Deutscher Geheimdienst Bundesregierung verteidigt Massenüberwachung des BND im Ausland

Das Grundgesetz schützt die Vertraulichkeit der Kommunikation und die Pressefreiheit. Respektiert das auch der Bundesnachrichtendienst? Journalisten haben ihre Zweifel - und streiten für mehr Kontrolle.
Karlsruhe - Die Bundesregierung hat die weitreichenden Überwachungsbefugnisse des Bundesnachrichtendienstes (BND) im Ausland vor dem Bundesverfassungsgericht verteidigt. Bei Entwicklungen wie aktuell im Iran, im Irak oder in Libyen würden binnen Stunden verlässliche Informationen benötigt, sagte der Chef des Bundeskanzleramts, Helge Braun (CDU), am Dienstag in Karlsruhe. Die Frage, wer hinter einem Angriff stecke, könne über Krieg und Frieden entscheiden. Die Informationen der Geheimdienste anderer Staaten könnten verzerrt oder interessengeleitet sein.
Die Richter des Ersten Senats verhandeln noch bis Mittwoch über eine Klage der Menschenrechtsorganisation Reporter ohne Grenzen (ROG) und mehrerer ausländischer Journalisten. Dabei geht es um die Befugnisse des BND bei der sogenannten strategischen Fernmeldeaufklärung im Ausland.
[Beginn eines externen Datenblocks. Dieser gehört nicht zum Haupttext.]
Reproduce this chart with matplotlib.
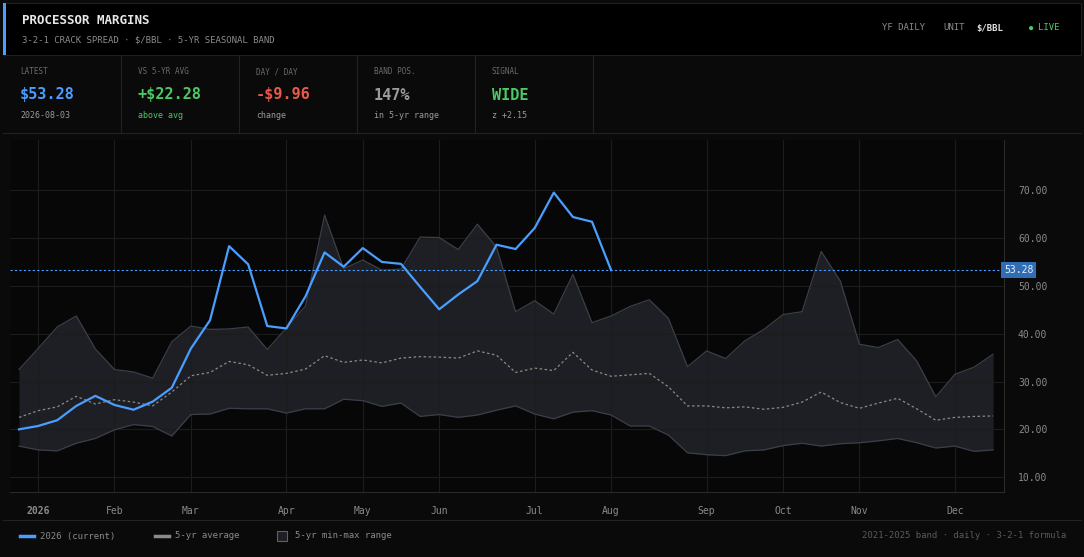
import numpy as np
import matplotlib.pyplot as plt
from matplotlib.patches import Rectangle

plt.rcParams["font.family"] = ["DejaVu Sans Mono"]

# weekly values, 52 weeks
cur = [20.0, 20.7, 21.9, 24.9, 27.0, 25.1, 24.1, 25.8, 28.7, 36.9, 42.8, 58.3, 54.5, 41.6, 41.1, 47.8,
       57.0, 54.0, 57.9, 55.0, 54.6, 49.8, 45.1, 48.2, 51.0, 58.6, 57.7, 62.1, 69.5, 64.4, 63.4, 53.28]
upper = [32.5, 36.9, 41.4, 43.7, 36.8, 32.5, 32.0, 30.7, 38.3, 41.6, 40.9, 41.0, 41.4, 36.7, 41.2, 45.8,
         64.8, 53.6, 55.4, 53.3, 53.5, 60.2, 60.1, 57.6, 62.9, 58.1, 44.6, 46.9, 44.1, 52.4, 42.3, 43.7,
         45.7, 47.1, 43.2, 33.1, 36.4, 34.8, 38.5, 40.9, 44.0, 44.6, 57.2, 51.0, 37.8, 37.1, 38.8, 34.3,
         26.8, 31.5, 33.0, 35.7]
lower = [16.5, 15.7, 15.5, 17.1, 18.1, 19.9, 21.0, 20.6, 18.6, 23.1, 23.2, 24.4, 24.3, 24.3, 23.4, 24.3,
         24.3, 26.3, 26.0, 24.8, 25.5, 22.7, 23.1, 22.5, 23.0, 24.0, 24.9, 23.2, 22.2, 23.6, 23.9, 23.0,
         20.7, 20.7, 18.8, 15.1, 14.7, 14.5, 15.5, 15.7, 16.6, 17.1, 16.5, 17.0, 17.2, 17.6, 18.1, 17.2,
         16.1, 16.5, 15.4, 15.7]
avg = [22.5, 23.9, 24.7, 26.9, 25.3, 26.2, 25.7, 24.9, 27.8, 31.2, 31.9, 34.2, 33.5, 31.3, 31.7, 32.6,
       35.4, 34.0, 34.5, 33.9, 34.9, 35.2, 35.1, 34.9, 36.4, 35.5, 31.9, 32.8, 32.3, 36.1, 32.4, 31.1,
       31.4, 31.7, 28.9, 24.9, 24.9, 24.5, 24.7, 24.2, 24.6, 25.7, 27.8, 25.6, 24.4, 25.5, 26.5, 24.3,
       21.9, 22.5, 22.7, 22.8]
month_pos = [1, 5, 9, 14, 18, 22, 27, 31, 36, 40, 44, 49]
month_lab = ["2026", "Feb", "Mar", "Apr", "May", "Jun", "Jul", "Aug", "Sep", "Oct", "Nov", "Dec"]
latest = 53.28

W, H = 1084, 557
fig = plt.figure(figsize=(W / 100, H / 100), dpi=100, facecolor="#0a0a0a")

def fx(x): return x / W
def fy(y): return 1 - y / H

# header
fig.patches.append(Rectangle((fx(3), fy(55)), fx(1078), 52 / H, transform=fig.transFigure,
                             facecolor="#000000", edgecolor="#1e1e1e", lw=0.8))
fig.patches.append(Rectangle((fx(3), fy(55)), fx(3), 52 / H, transform=fig.transFigure,
                             facecolor="#4a9eff", edgecolor="none"))
fig.text(fx(22), fy(20), "PROCESSOR MARGINS", color="#e8e8e8", fontsize=9, weight="bold", va="center")
fig.text(fx(22), fy(40), "3-2-1 CRACK SPREAD · $/BBL · 5-YR SEASONAL BAND", color="#8a8a8a",
         fontsize=6.5, va="center")
fig.text(fx(925), fy(28), "YF DAILY", color="#8a8a8a", fontsize=6.5, va="center", ha="right")
fig.text(fx(943), fy(28), "UNIT", color="#8a8a8a", fontsize=6.5, va="center")
fig.text(fx(976), fy(28), "$/BBL", color="#e0e0e0", fontsize=6.5, va="center", weight="bold")
fig.text(fx(1031), fy(28), "●", color="#4cc864", fontsize=5, va="center", ha="center")
fig.text(fx(1038), fy(28), "LIVE", color="#4cc864", fontsize=6.5, va="center")

# stats row
stats = [("LATEST", "$53.28", "#4a9eff", "2026-08-03", "#9a9a9a"),
         ("VS 5-YR AVG", "+$22.28", "#4cc864", "above avg", "#4cc864"),
         ("DAY / DAY", "-$9.96", "#e85a4a", "change", "#9a9a9a"),
         ("BAND POS.", "147%", "#9a9a9a", "in 5-yr range", "#9a9a9a"),
         ("SIGNAL", "WIDE", "#4cc864", "z +2.15", "#9a9a9a")]
for i, (lab, val, vc, sub, sc) in enumerate(stats):
    x0 = 20 + i * 118
    fig.text(fx(x0), fy(72), lab, color="#6a6a6a", fontsize=5.5, va="center")
    fig.text(fx(x0), fy(95), val, color=vc, fontsize=11, weight="bold", va="center")
    fig.text(fx(x0), fy(116), sub, color=sc, fontsize=6, va="center")
    fig.lines.append(plt.Line2D([fx(x0 + 101)] * 2, [fy(56), fy(133)], transform=fig.transFigure,
                                color="#222222", lw=0.8))
fig.lines.append(plt.Line2D([fx(3), fx(1081)], [fy(133)] * 2, transform=fig.transFigure, color="#222222", lw=0.8))

# chart
ax = fig.add_axes([fx(10), fy(492), fx(994), 352 / H], facecolor="#070707")
wk = np.arange(len(upper))
ax.fill_between(wk, lower, upper, color="#1d1f24", lw=0)
ax.plot(wk, upper, color="#3a3f48", lw=0.9)
ax.plot(wk, lower, color="#3a3f48", lw=0.9)
ax.plot(wk, avg, color="#8a8a8a", lw=0.9, ls=(0, (2, 2)))
ax.plot(np.arange(len(cur)), cur, color="#4a9eff", lw=1.6)
ax.axhline(latest, color="#4a9eff", lw=0.8, ls=(0, (2, 2)))
ax.set_xlim(-0.47, 51.57)
ax.set_ylim(6.9, 80.5)
ax.set_xticks(month_pos)
ax.set_xticklabels(month_lab)
ax.get_xticklabels()[0].set_weight("bold")
ax.get_xticklabels()[0].set_color("#bbbbbb")
ax.set_yticks(np.arange(10, 80, 10))
ax.set_yticklabels([f"{v:.2f}" for v in np.arange(10, 80, 10)])
ax.yaxis.tick_right()
ax.tick_params(colors="#8a8a8a", labelsize=7, length=0, pad=10)
ax.grid(True, color="#1c1c1c", lw=0.8)
for s in ax.spines.values():
    s.set_visible(False)
ax.spines["right"].set_visible(True)
ax.spines["right"].set_color("#2a2a2a")
ax.spines["bottom"].set_visible(True)
ax.spines["bottom"].set_color("#2a2a2a")
ax.text(1.0, latest, f"{latest:.2f}", transform=ax.get_yaxis_transform(), color="#e8f0ff",
        fontsize=7, va="center", ha="left",
        bbox=dict(boxstyle="square,pad=0.3", facecolor="#2f6db5", edgecolor="none"))

# footer legend
fig.lines.append(plt.Line2D([fx(3), fx(1081)], [fy(520)] * 2, transform=fig.transFigure, color="#222222", lw=0.8))
fig.lines.append(plt.Line2D([fx(20), fx(34)], [fy(536)] * 2, transform=fig.transFigure, color="#4a9eff", lw=2.5))
fig.text(fx(40), fy(536), "2026 (current)", color="#8a8a8a", fontsize=6.5, va="center")
fig.lines.append(plt.Line2D([fx(155), fx(169)], [fy(536)] * 2, transform=fig.transFigure, color="#8a8a8a", lw=2.5))
fig.text(fx(175), fy(536), "5-yr average", color="#8a8a8a", fontsize=6.5, va="center")
fig.patches.append(Rectangle((fx(277), fy(541)), fx(10), 10 / H, transform=fig.transFigure,
                             facecolor="#1d1f24", edgecolor="#5a6270", lw=0.8))
fig.text(fx(295), fy(536), "5-yr min-max range", color="#8a8a8a", fontsize=6.5, va="center")
fig.text(fx(1066), fy(536), "2021-2025 band · daily · 3-2-1 formula", color="#5a5a5a", fontsize=6.5,
         va="center", ha="right")

fig.savefig("out.png", dpi=100, facecolor=fig.get_facecolor())
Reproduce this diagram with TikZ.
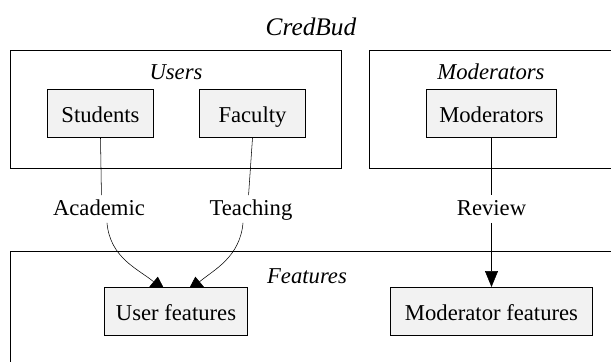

Das Urteil wird frühestens in einigen Monaten verkündet.
Bei dieser Fernmeldeaufklärung durchforstet der BND ohne einen konkreten Verdacht große Datenströme auf interessante Informationen. Deutsche Bürger dürfen nicht auf diese Weise überwacht werden. Der BND versucht deshalb, ihre Kommunikation vor der inhaltlichen Auswertung auszusortieren. Die gewonnenen Daten werden auch für ausländische Partnerdienste ausgewertet oder an diese weitergegeben.
Darf der BND immer noch zu viel?
Seit Anfang 2017 gibt es im reformierten BND-Gesetz dafür zum ersten Mal eine rechtliche Grundlage. Die Kläger halten die Vorschriften aber für völlig unzureichend. Der BND dürfe immer noch viel zu viel, eine Kontrolle sei kaum vorgesehen. Außerdem sei es technisch kaum möglich, die Kommunikation von Deutschen vollständig auszusortieren. Sie sehen das Fernmeldegeheimnis und die Pressefreiheit verletzt.
ROG-Geschäftsführer Christian Mihr sagte, spätestens seit einem Bericht des „Spiegel“ von 2017 sei bekannt, dass der BND im Ausland auch Medien überwache. Das habe „eine enorm einschüchternde Wirkung“. Journalisten seien auf gute Quellen angewiesen. Aber so müssten Informanten befürchten, dass ihre Kommunikation in Datenbanken lande, auf die Nachrichtendienste weltweit jahrelang zugreifen könnten.
Kanzleramtsminister Braun sagte, mit der Gesetzesreform habe man sich auf den Weg gemacht, den Schutz und die Kontrolle auszubauen. Aber die Funktionsfähigkeit der Nachrichtengewinnung dürfe nicht beeinträchtigt werden. BND-Informationen hätten schon Anschläge auf Bundeswehr-Soldaten in Afghanistan verhindert. Sie kämen auch bei Entführungen, Terrorgefahr und Cyberangriffen zum Einsatz.
6500 Mitarbeiter sind beim BND beschäftigt
BND-Präsident Bruno Kahl versicherte vor Verhandlungsbeginn Journalisten, die Grundrechte der deutschen Bürger und auch der Ausländer würden hinreichend geschützt. Die strategische Fernmeldeaufklärung im Ausland sei ein unverzichtbarer Bestandteil der BND-Beiträge zum Lagebild der Bundesregierung. Der BND vertraue auf die Weisheit des Gerichts, das auch zu erkennen.
Der Bundesnachrichtendienst ist der deutsche Auslandsgeheimdienst. Mit seinen rund 6500 Mitarbeitern informiert er die Bundesregierung über Entwicklungen von außen- und sicherheitspolitischer Bedeutung.